═════ RECORDS SHOWN ═════

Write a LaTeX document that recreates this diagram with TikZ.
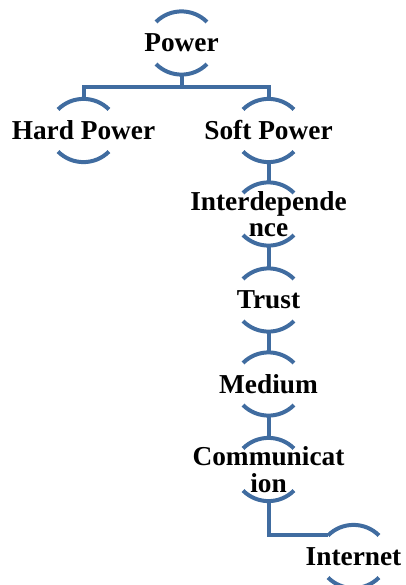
\documentclass[tikz,border=0pt]{standalone}
\usepackage{fontspec}
\setmainfont{Liberation Serif}
\definecolor{linkblue}{RGB}{64,108,160}
\tikzset{
  topic/.style={font=\fontsize{20.5}{20}\selectfont\bfseries, align=center, inner sep=0pt},
  link/.style={draw=linkblue, line width=3pt},
}
\begin{document}
\begin{tikzpicture}[x=0.75pt,y=0.75pt]
	    \useasboundingbox (0,0) rectangle (406,-585);

	    \node[topic] (power) at (181.5,-43) {Power};
	    \node[topic] (hard) at (83.5,-130.5) {Hard Power};
	    \node[topic] (soft) at (268.5,-130.5) {Soft Power};
	    \node[topic] (interdep) at (268.5,-214) {Interdepende\\nce};
	    \node[topic] (trust) at (268.5,-300) {Trust};
	    \node[topic] (medium) at (268.5,-384) {Medium};
	    \node[topic] (comm) at (268.5,-469.5) {Communicat\\ion};
	    \node[topic] (internet) at (353.5,-556.5) {Internet};

	    % arcs above and below each topic
	    \foreach \n in {power,hard,soft,interdep,trust,medium,comm,internet} {
	        \draw[link] ([shift={(-19.1pt,15.8pt)}]\n.center) arc[start angle=135, end angle=45, radius=27pt];
	        \draw[link] ([shift={(-19.1pt,-15.8pt)}]\n.center) arc[start angle=-135, end angle=-45, radius=27pt];
	    }

	    \coordinate (fork) at (181.5,-87);
	    \draw[link] ([yshift=-23.6pt]power.center) -- (fork);
	    \draw[link] (fork) -| ([yshift=23.6pt]hard.center);
	    \draw[link] (fork) -| ([yshift=23.6pt]soft.center);
	    \draw[link] ([yshift=-23.6pt]soft.center) -- ([yshift=23.6pt]interdep.center);
	    \draw[link] ([yshift=-23.6pt]interdep.center) -- ([yshift=23.6pt]trust.center);
	    \draw[link] ([yshift=-23.6pt]trust.center) -- ([yshift=23.6pt]medium.center);
	    \draw[link] ([yshift=-23.6pt]medium.center) -- ([yshift=23.6pt]comm.center);
	    \draw[link] ([yshift=-23.6pt]comm.center) |- ([shift={(-19.1pt,15.8pt)}]internet.center);
\end{tikzpicture}
\end{document}
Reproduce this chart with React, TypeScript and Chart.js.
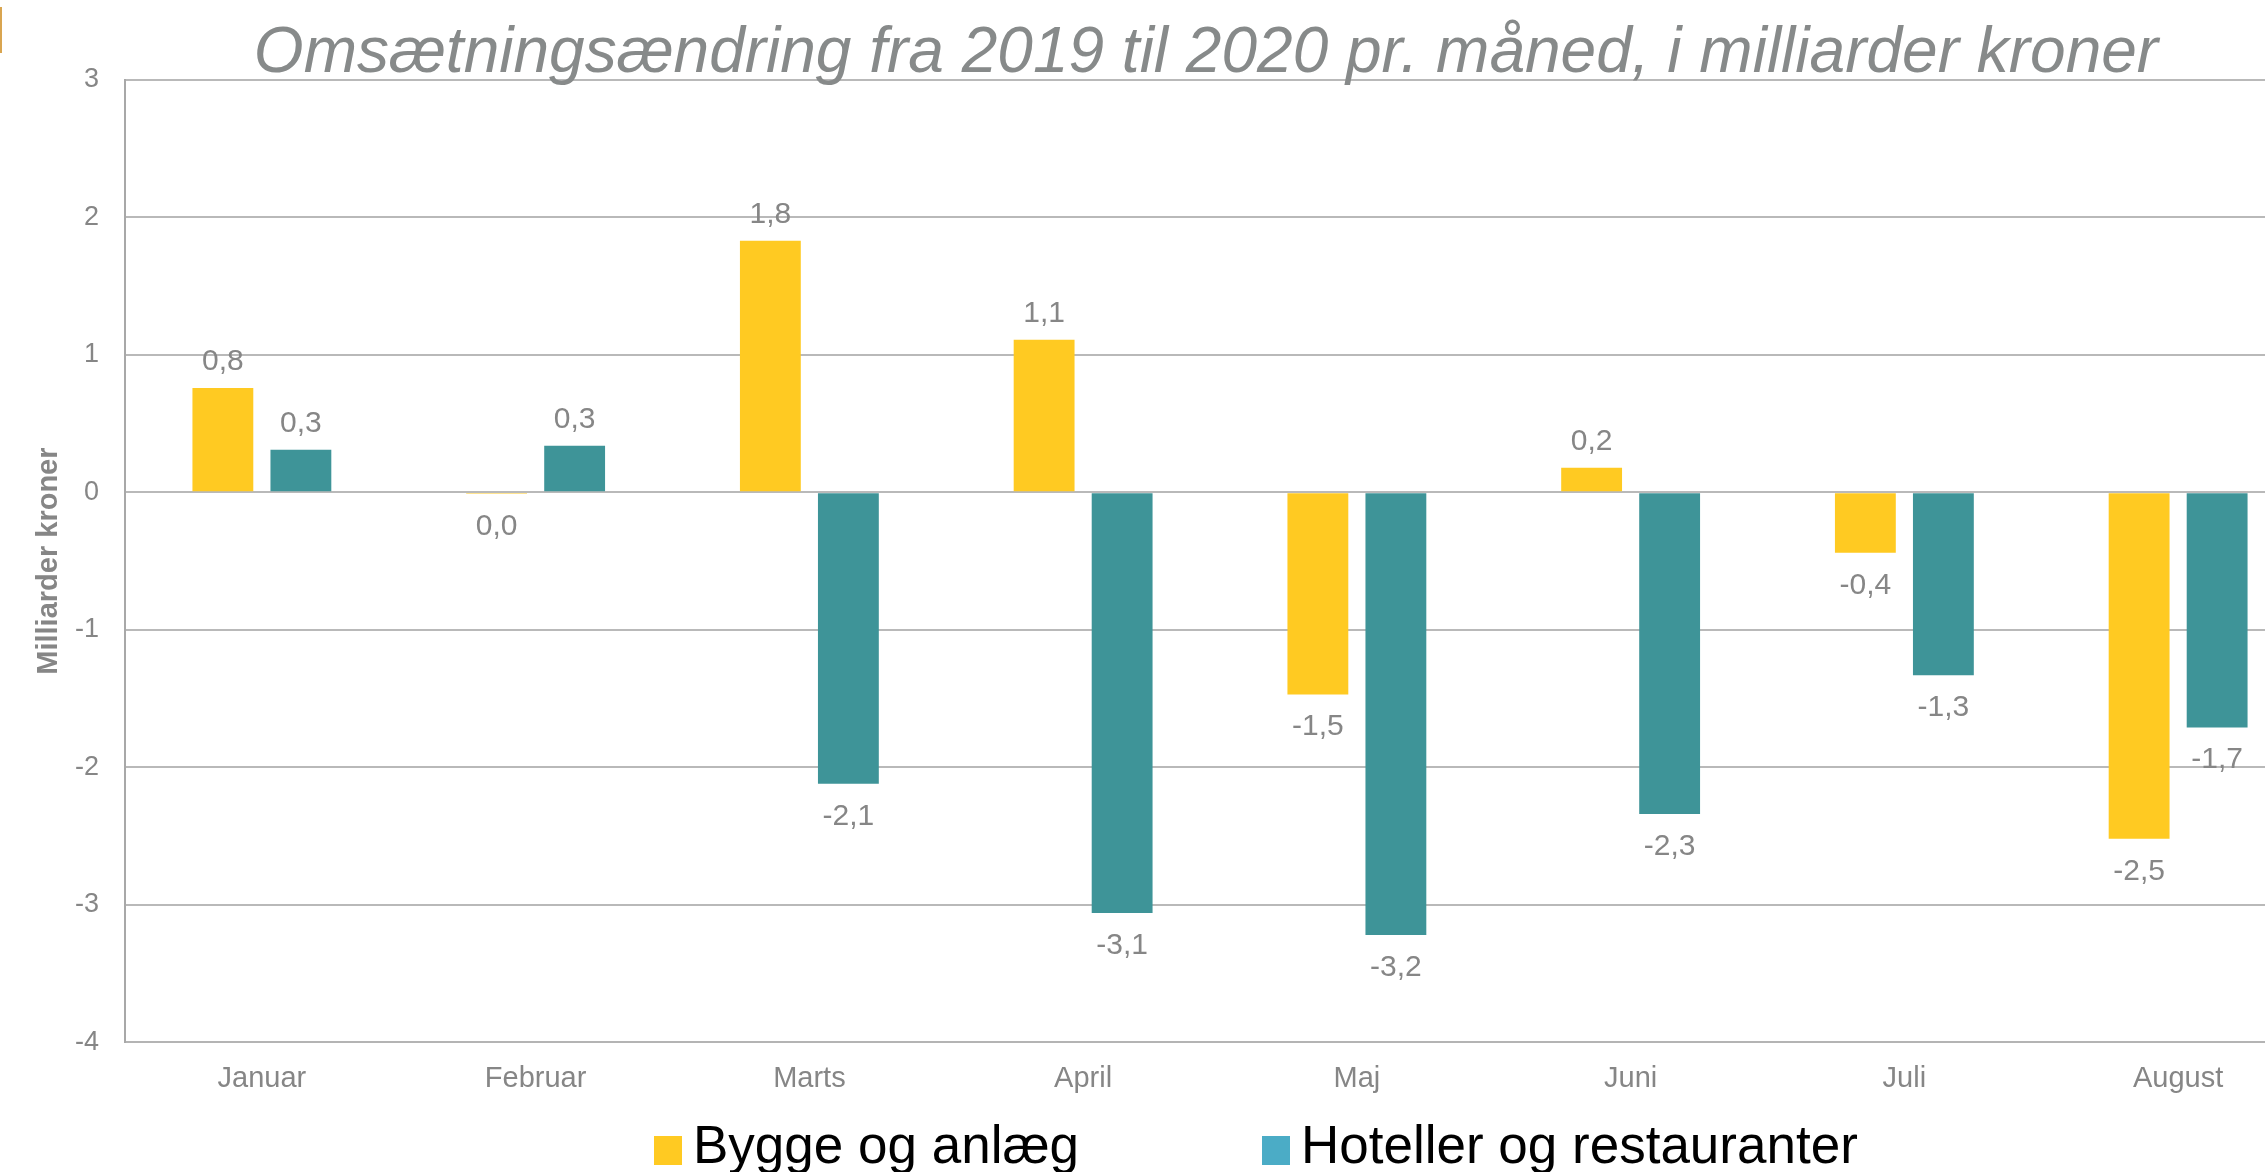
import React, { useEffect, useRef } from "react";
import { Chart, registerables } from "chart.js";

Chart.register(...registerables);

const TITLE = "Omsætningsændring fra 2019 til 2020 pr. måned, i milliarder kroner";
const Y_TITLE = "Milliarder kroner";
const CATEGORIES = ["Januar", "Februar", "Marts", "April", "Maj", "Juni", "Juli", "August"];
const SERIES_NAMES = ["Bygge og anlæg", "Hoteller og restauranter"];
const BYGGE = [0.76, -0.01, 1.83, 1.11, -1.47, 0.18, -0.44, -2.52];
const HOTEL = [0.31, 0.34, -2.12, -3.06, -3.22, -2.34, -1.33, -1.71];
const Y_MIN = -4;
const Y_MAX = 3;
const Y_STEP = 1;

const BAR_COLORS = ["#FFCA22", "#3E9498"];
const LEGEND_COLORS = ["#FFCA22", "#4BACC6"];
const GRAY = "#868686";
const TITLE_GRAY = "#878a8a";
const FONT = "'Liberation Sans', Arial, sans-serif";

const CANVAS_W = 2412;
const CANVAS_H = 1172;
const TITLE_X = 1206;
const TITLE_BASELINE = 72;
const LEGEND_BOX_X = [654, 1262];
const LEGEND_BOX = { w: 28, top: 1136, h: 29 };
const LEGEND_TEXT_GAP = 11;
const LEGEND_BASELINE = 1163;

function fmt(v: number): string {
  const r = Math.round(v * 10) / 10 + 0;
  return r.toFixed(1).replace(".", ",");
}

const titlePlugin = {
  id: "customTitle",
  afterDraw(chart: any) {
    const ctx = chart.ctx;
    ctx.save();
    ctx.font = `italic 64px ${FONT}`;
    ctx.fillStyle = TITLE_GRAY;
    ctx.textAlign = "center";
    ctx.textBaseline = "alphabetic";
    ctx.fillText(TITLE, TITLE_X, TITLE_BASELINE);
    ctx.restore();
  },
};

const dataLabelPlugin = {
  id: "dataLabels",
  afterDatasetsDraw(chart: any) {
    const ctx = chart.ctx;
    ctx.save();
    ctx.font = `30px ${FONT}`;
    ctx.fillStyle = GRAY;
    ctx.textAlign = "center";
    ctx.textBaseline = "alphabetic";
    chart.data.datasets.forEach((ds: any, di: number) => {
      const meta = chart.getDatasetMeta(di);
      meta.data.forEach((el: any, i: number) => {
        const v = ds.data[i];
        const y = v > 0 ? el.y - 18 : el.y + 41;
        ctx.fillText(fmt(v), el.x, y);
      });
    });
    ctx.restore();
  },
};

const legendPlugin = {
  id: "customLegend",
  afterDraw(chart: any) {
    const ctx = chart.ctx;
    ctx.save();
    ctx.font = `53px ${FONT}`;
    ctx.textAlign = "left";
    ctx.textBaseline = "alphabetic";
    chart.data.datasets.forEach((ds: any, di: number) => {
      const x = LEGEND_BOX_X[di];
      ctx.fillStyle = LEGEND_COLORS[di];
      ctx.fillRect(x, LEGEND_BOX.top, LEGEND_BOX.w, LEGEND_BOX.h);
      ctx.fillStyle = "#000000";
      ctx.fillText(ds.label, x + LEGEND_BOX.w + LEGEND_TEXT_GAP, LEGEND_BASELINE);
    });
    ctx.restore();
  },
};

export default function App() {
  const canvasRef = useRef<HTMLCanvasElement | null>(null);

  useEffect(() => {
    const canvas = canvasRef.current;
    if (!canvas) return;
    const chart = new Chart(canvas, {
      type: "bar",
      data: {
        labels: CATEGORIES,
        datasets: [
          { label: SERIES_NAMES[0], data: BYGGE, backgroundColor: BAR_COLORS[0], borderWidth: 0 },
          { label: SERIES_NAMES[1], data: HOTEL, backgroundColor: BAR_COLORS[1], borderWidth: 0 },
        ],
      },
      options: {
        responsive: false,
        animation: false,
        devicePixelRatio: 1,
        layout: { padding: { left: 0, right: 97, top: 80, bottom: 57 } },
        datasets: {
          bar: { categoryPercentage: 0.57, barPercentage: 0.78 },
        },
        plugins: {
          legend: { display: false },
          tooltip: { enabled: false },
          title: { display: false },
        },
        scales: {
          x: {
            grid: { display: false, drawTicks: false },
            border: { display: true, color: "#b4b4b4", width: 2 },
            ticks: {
              color: GRAY,
              font: { family: FONT, size: 29 },
              padding: 19,
              maxRotation: 0,
              autoSkip: false,
            },
          },
          y: {
            min: Y_MIN,
            max: Y_MAX,
            afterFit: (scale: any) => {
              scale.width = 125;
            },
            grid: { color: "#b9b9b9", lineWidth: 2, drawTicks: false },
            border: { display: true, color: "#a8a8a8", width: 2 },
            ticks: {
              stepSize: Y_STEP,
              color: GRAY,
              font: { family: FONT, size: 27 },
              padding: 26,
              callback: (v: any) => String(v),
            },
            title: {
              display: true,
              text: Y_TITLE,
              color: GRAY,
              font: { family: FONT, size: 29, weight: "bold" },
              padding: { top: 32, bottom: 0 },
            },
          },
        },
      },
      plugins: [dataLabelPlugin, legendPlugin, titlePlugin],
    });
    return () => chart.destroy();
  }, []);

  return (
    <div
      style={{
        position: "fixed",
        left: 0,
        top: 0,
        width: 2265,
        height: 1172,
        overflow: "hidden",
        background: "#ffffff",
      }}
    >
      <div
        style={{
          position: "absolute",
          left: 0,
          top: 7,
          width: 2,
          height: 46,
          background: "#D9A550",
        }}
      />
      <canvas
        ref={canvasRef}
        width={CANVAS_W}
        height={CANVAS_H}
        style={{ display: "block", width: CANVAS_W, height: CANVAS_H }}
      />
    </div>
  );
}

═════

DIRECTIONS: Only the lines starting at the line with "Reproduce this chart" and ending at the line with "Chart.register(...registerables);" should be printed again, exactly and with both ends kept; omit the pictures.

ANSWER TO THE EXERCISE:
Reproduce this chart with React, TypeScript and Chart.js.
import React, { useEffect, useRef } from "react";
import { Chart, registerables } from "chart.js";

Chart.register(...registerables);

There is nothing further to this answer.